The article goes on to describe how car commuters tend to avoid residential streets with many stop signs, preferring thoroughfares with signalized intersections instead. The absence of cars on these residential streets thus makes them prime choices for designated bike routes, but because of the physical factors just described, cyclists don't like those streets either.
That is, they don't like them unless they can roll through stop signs. A cyclist who rolls through a stop sign at 8 km/h needs 25 percent less energy to return to a speed of 16 km/h than one who comes to a complete stop. Nor is this behaviour unsafe: cyclists have much better awareness of their surroundings than drivers, and it is easy for them to come to a quick stop if they must.
So there are sensible reasons why many cyclists treat stop signs with less than total respect. This apparently enrages drivers (at least, the ones who don't also cycle), which is rather hypocritical, since drivers don't obey stop signs either.

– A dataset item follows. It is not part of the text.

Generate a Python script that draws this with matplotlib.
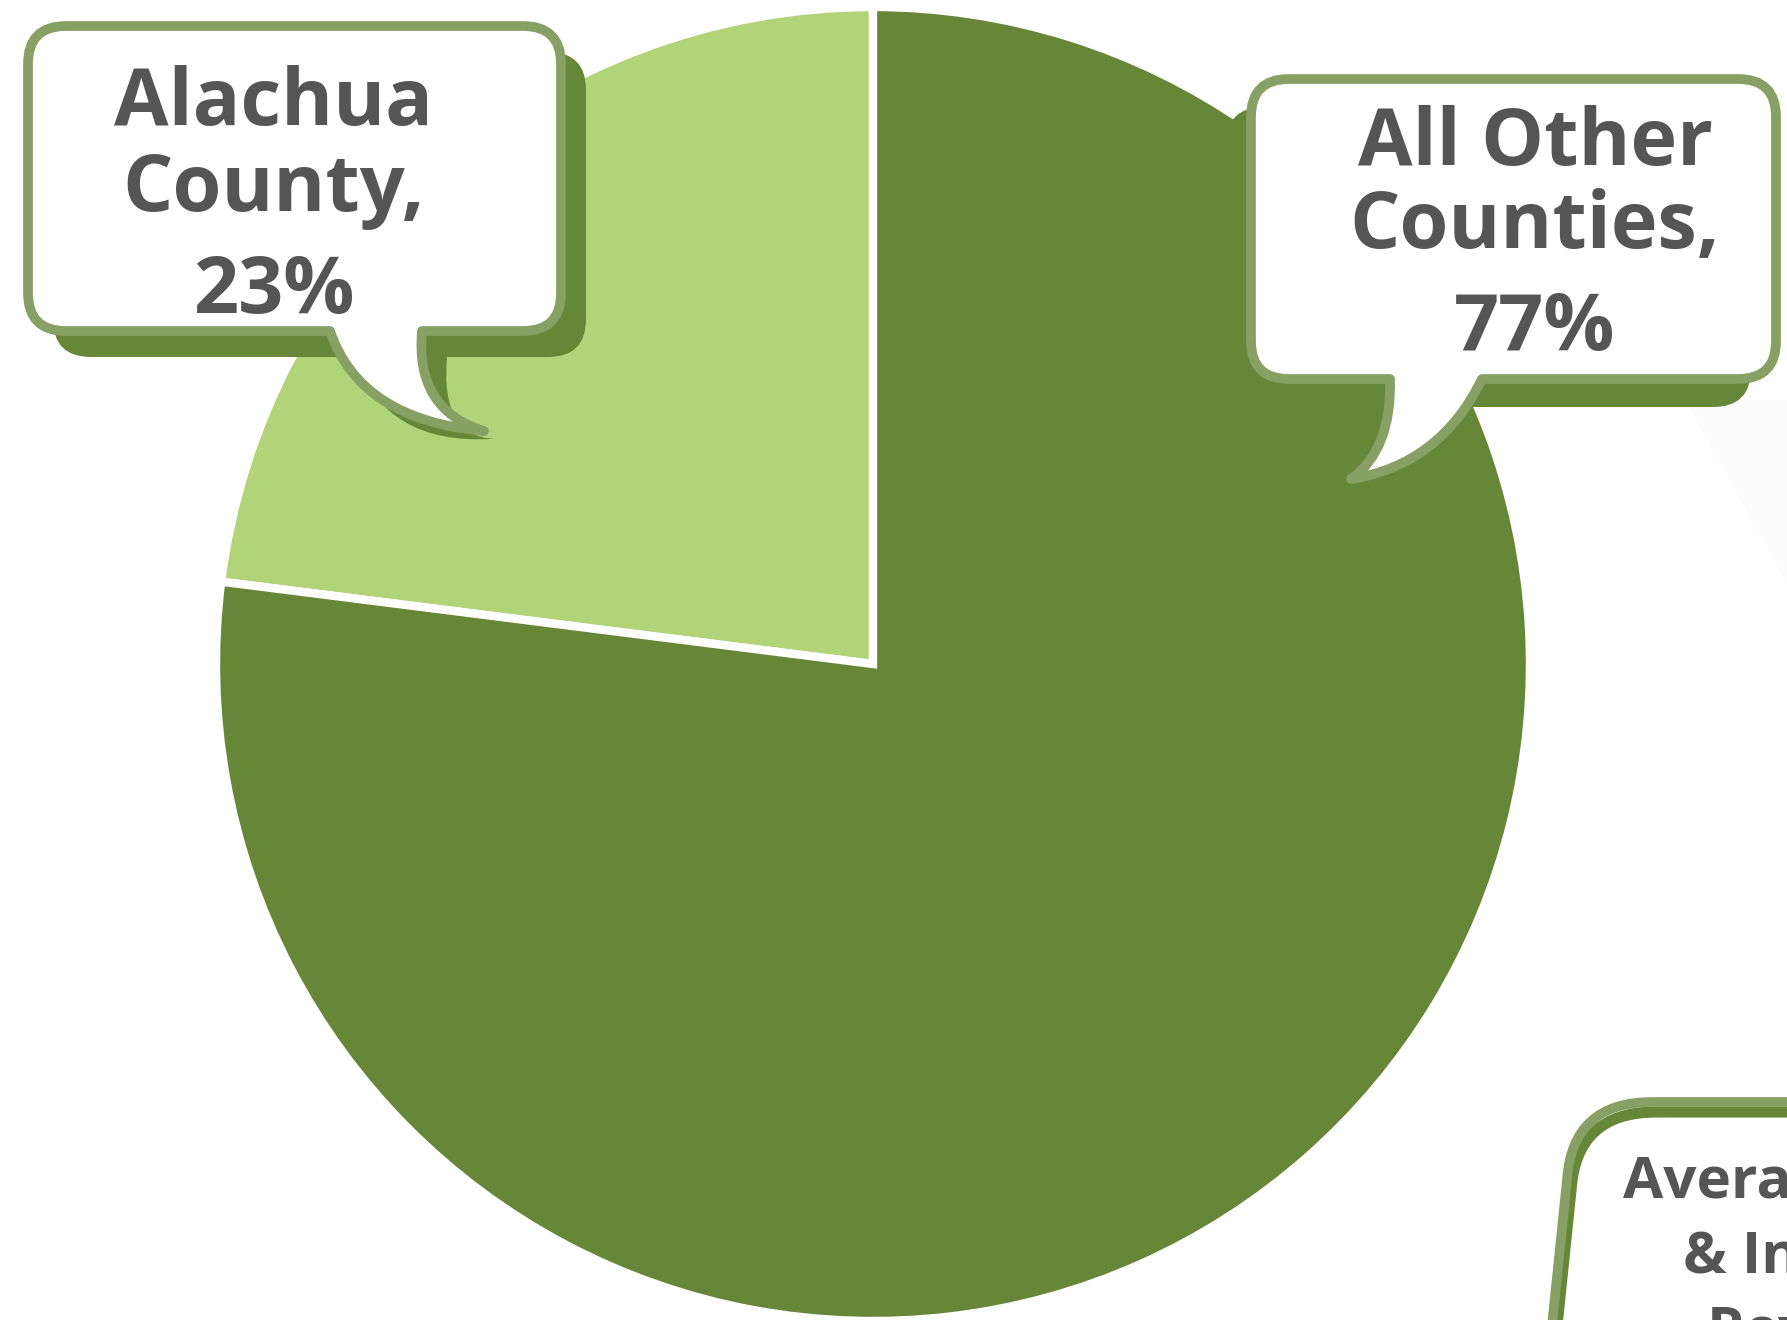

Park a lawn chair at any residential intersection and watch the cars go by, and you'll notice the majority don't come to a full stop. Each day I cycle to and from work I witness a multitude of traffic infractions: cars parked in the no-stopping zone by my son's school; cars parked in the bike lanes on Dundurn; and hundreds of drivers streaming by on Main Street in excess of the posted speed limit.
This is such common knowledge that two days after his article about cyclists "blowing through" stop signs, Dreschel followed up with a nice piece entitled Motorists are just as bad as cyclists.

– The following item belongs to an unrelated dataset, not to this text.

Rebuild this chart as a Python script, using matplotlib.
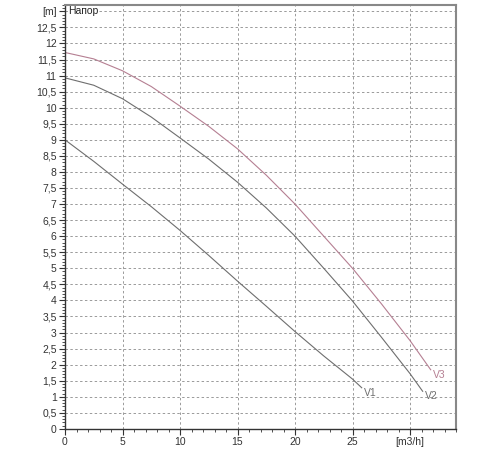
import matplotlib
matplotlib.use("Agg")
import matplotlib.pyplot as plt
import numpy as np
from matplotlib.ticker import MultipleLocator

plt.rcParams['font.family'] = ['Liberation Sans', 'DejaVu Sans']

q_v3 = [0, 2.5, 5, 7.5, 10, 12.5, 15, 17.5, 20, 22.5, 25, 27.5, 30, 31.8]
h_v3 = [11.72, 11.52, 11.15, 10.66, 10.05, 9.42, 8.72, 7.9, 7.0, 6.0, 5.0, 3.9, 2.75, 1.84]
q_v2 = [0, 2.5, 5, 7.5, 10, 12.5, 15, 17.5, 20, 22.5, 25, 27.5, 30, 31.1]
h_v2 = [10.93, 10.7, 10.28, 9.71, 9.06, 8.4, 7.68, 6.88, 6.0, 5.0, 3.98, 2.86, 1.72, 1.17]
q_v1 = [0, 2.5, 5, 7.5, 10, 12.5, 15, 17.5, 20, 22.5, 25, 25.8]
h_v1 = [9.0, 8.33, 7.62, 6.92, 6.18, 5.4, 4.6, 3.82, 3.03, 2.27, 1.55, 1.28]
labels = ['V1', 'V2', 'V3']

x_ticks = [0, 5, 10, 15, 20, 25, 30]
x_ticklabels = ['0', '5', '10', '15', '20', '25', '[m3/h]']
y_ticks = list(np.arange(0, 13.01, 0.5))
y_ticklabels = [('%g' % v).replace('.', ',') for v in y_ticks[:-1]] + ['[m]']

fig = plt.figure(figsize=(5, 4.5), dpi=100)
ax = fig.add_axes([0.13, 0.047, 0.782, 0.942])

c_v3 = '#b57f92'
c_gray = '#6e6e6e'
ax.plot(q_v1, h_v1, color=c_gray, lw=0.8, solid_joinstyle='round')
ax.plot(q_v2, h_v2, color=c_gray, lw=0.8, solid_joinstyle='round')
ax.plot(q_v3, h_v3, color=c_v3, lw=0.8, solid_joinstyle='round')
ax.text(q_v1[-1] + 0.2, h_v1[-1] - 0.15, labels[0], color=c_gray, fontsize=7.5, va='center')
ax.text(q_v2[-1] + 0.2, h_v2[-1] - 0.15, labels[1], color=c_gray, fontsize=7.5, va='center')
ax.text(q_v3[-1] + 0.2, h_v3[-1] - 0.15, labels[2], color=c_v3, fontsize=7.5, va='center')

ax.set_xlim(0, 34)
ax.set_ylim(0, 13.2)
ax.set_xticks(x_ticks)
ax.set_xticklabels(x_ticklabels, fontsize=7.5)
ax.set_yticks(y_ticks)
ax.set_yticklabels(y_ticklabels, fontsize=7.5)
ax.xaxis.set_minor_locator(MultipleLocator(1))
ax.yaxis.set_minor_locator(MultipleLocator(0.1))
ax.tick_params(axis='both', which='major', direction='out', length=4, width=0.8, pad=2,
               colors='#333333', labelcolor='#333333')
ax.tick_params(axis='both', which='minor', direction='out', length=2.5, width=0.6, colors='#333333')

ax.grid(True, which='major', linestyle=(0, (2.5, 2.5)), color='#9a9a9a', linewidth=0.7)
for s in ['left', 'bottom']:
    ax.spines[s].set_color('#333333')
    ax.spines[s].set_linewidth(1.0)
for s in ['top', 'right']:
    ax.spines[s].set_color('#888888')
    ax.spines[s].set_linewidth(1.5)

ax.text(0.3, 13.0, 'Напор', fontsize=7.5, color='#222222', va='center', ha='left',
        bbox=dict(facecolor='white', edgecolor='none', pad=0.5))

fig.savefig('out.png', dpi=100)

He's right about that, and we all know it. That said, consider that each year in Hamilton about a dozen pedestrians are killed by drivers, not cyclists. That's partly simple physics (cars are heaver and travel faster), but it's also because we design our streets for cars, not cyclists or pedestrians.
Drivers who claim an Idaho stop law would be special treatment for cyclists can hardly escape the fact they have an entire road network built for them, with cyclists as an afterthought.
But instead of pointing out each others' faults, we could take a reasonable approach and decide that if most citizens disobey a law and no appreciable harm results, it's time to reconsider it.
As we've seen, there's a good reason cyclists want to conserve momentum, particularly when there are no other vehicles around. It's not easy muscling 200 pounds of flesh and steel down the road. But the benefits are substantial: decreased carbon emissions, less traffic congestion, and citizens who are healthier and live longer, saving all of us thousands in health care costs.
So why not cut cyclists a break and adopt innovative legislation that has proven to be effective, and safe, in other regions?